───── RECORDED INFORMATION

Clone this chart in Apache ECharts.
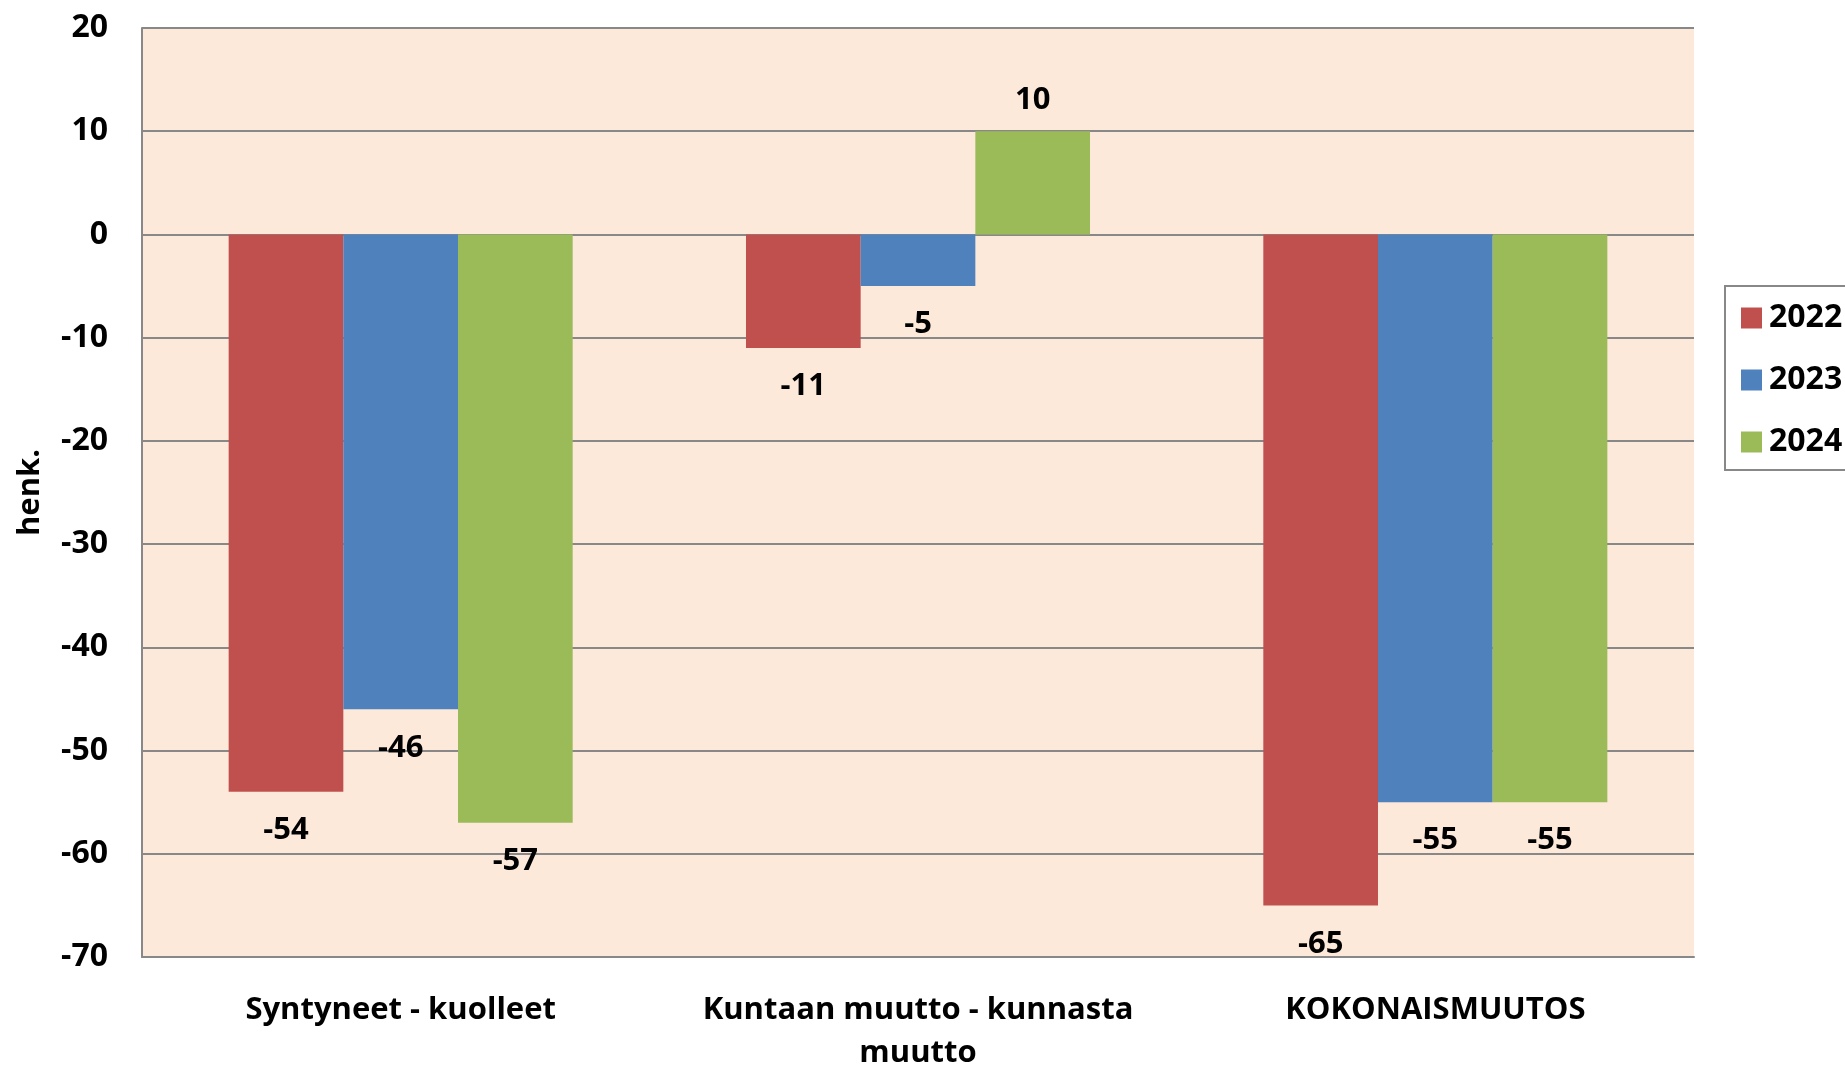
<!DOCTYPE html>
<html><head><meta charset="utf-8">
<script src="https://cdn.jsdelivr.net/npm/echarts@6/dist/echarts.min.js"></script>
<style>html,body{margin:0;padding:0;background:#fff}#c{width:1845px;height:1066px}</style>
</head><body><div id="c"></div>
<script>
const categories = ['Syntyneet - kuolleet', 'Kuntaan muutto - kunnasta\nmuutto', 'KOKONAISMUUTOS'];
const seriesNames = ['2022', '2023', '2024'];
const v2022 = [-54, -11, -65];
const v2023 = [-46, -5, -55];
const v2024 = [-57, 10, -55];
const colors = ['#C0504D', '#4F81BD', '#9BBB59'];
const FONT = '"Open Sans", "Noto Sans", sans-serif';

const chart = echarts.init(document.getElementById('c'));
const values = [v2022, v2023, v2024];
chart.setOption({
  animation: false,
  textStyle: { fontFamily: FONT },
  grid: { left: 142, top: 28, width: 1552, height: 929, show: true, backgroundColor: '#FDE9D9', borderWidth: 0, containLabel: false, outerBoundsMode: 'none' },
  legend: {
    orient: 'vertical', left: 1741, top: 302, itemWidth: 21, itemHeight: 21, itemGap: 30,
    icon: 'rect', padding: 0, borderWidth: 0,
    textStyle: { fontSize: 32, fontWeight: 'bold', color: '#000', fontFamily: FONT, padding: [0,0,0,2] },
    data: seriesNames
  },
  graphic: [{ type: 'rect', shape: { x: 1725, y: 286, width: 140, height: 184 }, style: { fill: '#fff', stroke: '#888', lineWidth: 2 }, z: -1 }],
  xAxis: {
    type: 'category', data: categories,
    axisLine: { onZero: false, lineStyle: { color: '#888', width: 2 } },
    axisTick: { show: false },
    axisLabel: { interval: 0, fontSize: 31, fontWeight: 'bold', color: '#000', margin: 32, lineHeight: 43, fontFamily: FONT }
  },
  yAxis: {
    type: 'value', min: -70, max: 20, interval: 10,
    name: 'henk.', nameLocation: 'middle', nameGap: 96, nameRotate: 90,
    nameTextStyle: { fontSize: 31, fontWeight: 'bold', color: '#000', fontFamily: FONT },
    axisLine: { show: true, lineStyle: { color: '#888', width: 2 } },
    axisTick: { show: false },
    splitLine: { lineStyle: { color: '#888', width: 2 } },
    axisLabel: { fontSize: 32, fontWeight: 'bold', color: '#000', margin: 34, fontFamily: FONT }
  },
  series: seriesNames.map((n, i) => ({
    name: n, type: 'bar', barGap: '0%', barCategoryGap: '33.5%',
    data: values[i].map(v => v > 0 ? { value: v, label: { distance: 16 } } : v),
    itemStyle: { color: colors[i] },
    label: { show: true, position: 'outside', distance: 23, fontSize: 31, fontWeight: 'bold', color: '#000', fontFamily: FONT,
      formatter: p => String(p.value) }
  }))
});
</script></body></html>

──────────

▸ **INSTRUCTIONS FOR THE TASK**: Every line of the data above should be quoted exactly. Omit the pictures.

▸ **EXERCISE SOLUTION**:
Clone this chart in Apache ECharts.
<!DOCTYPE html>
<html><head><meta charset="utf-8">
<script src="https://cdn.jsdelivr.net/npm/echarts@6/dist/echarts.min.js"></script>
<style>html,body{margin:0;padding:0;background:#fff}#c{width:1845px;height:1066px}</style>
</head><body><div id="c"></div>
<script>
const categories = ['Syntyneet - kuolleet', 'Kuntaan muutto - kunnasta\nmuutto', 'KOKONAISMUUTOS'];
const seriesNames = ['2022', '2023', '2024'];
const v2022 = [-54, -11, -65];
const v2023 = [-46, -5, -55];
const v2024 = [-57, 10, -55];
const colors = ['#C0504D', '#4F81BD', '#9BBB59'];
const FONT = '"Open Sans", "Noto Sans", sans-serif';

const chart = echarts.init(document.getElementById('c'));
const values = [v2022, v2023, v2024];
chart.setOption({
  animation: false,
  textStyle: { fontFamily: FONT },
  grid: { left: 142, top: 28, width: 1552, height: 929, show: true, backgroundColor: '#FDE9D9', borderWidth: 0, containLabel: false, outerBoundsMode: 'none' },
  legend: {
    orient: 'vertical', left: 1741, top: 302, itemWidth: 21, itemHeight: 21, itemGap: 30,
    icon: 'rect', padding: 0, borderWidth: 0,
    textStyle: { fontSize: 32, fontWeight: 'bold', color: '#000', fontFamily: FONT, padding: [0,0,0,2] },
    data: seriesNames
  },
  graphic: [{ type: 'rect', shape: { x: 1725, y: 286, width: 140, height: 184 }, style: { fill: '#fff', stroke: '#888', lineWidth: 2 }, z: -1 }],
  xAxis: {
    type: 'category', data: categories,
    axisLine: { onZero: false, lineStyle: { color: '#888', width: 2 } },
    axisTick: { show: false },
    axisLabel: { interval: 0, fontSize: 31, fontWeight: 'bold', color: '#000', margin: 32, lineHeight: 43, fontFamily: FONT }
  },
  yAxis: {
    type: 'value', min: -70, max: 20, interval: 10,
    name: 'henk.', nameLocation: 'middle', nameGap: 96, nameRotate: 90,
    nameTextStyle: { fontSize: 31, fontWeight: 'bold', color: '#000', fontFamily: FONT },
    axisLine: { show: true, lineStyle: { color: '#888', width: 2 } },
    axisTick: { show: false },
    splitLine: { lineStyle: { color: '#888', width: 2 } },
    axisLabel: { fontSize: 32, fontWeight: 'bold', color: '#000', margin: 34, fontFamily: FONT }
  },
  series: seriesNames.map((n, i) => ({
    name: n, type: 'bar', barGap: '0%', barCategoryGap: '33.5%',
    data: values[i].map(v => v > 0 ? { value: v, label: { distance: 16 } } : v),
    itemStyle: { color: colors[i] },
    label: { show: true, position: 'outside', distance: 23, fontSize: 31, fontWeight: 'bold', color: '#000', fontFamily: FONT,
      formatter: p => String(p.value) }
  }))
});
</script></body></html>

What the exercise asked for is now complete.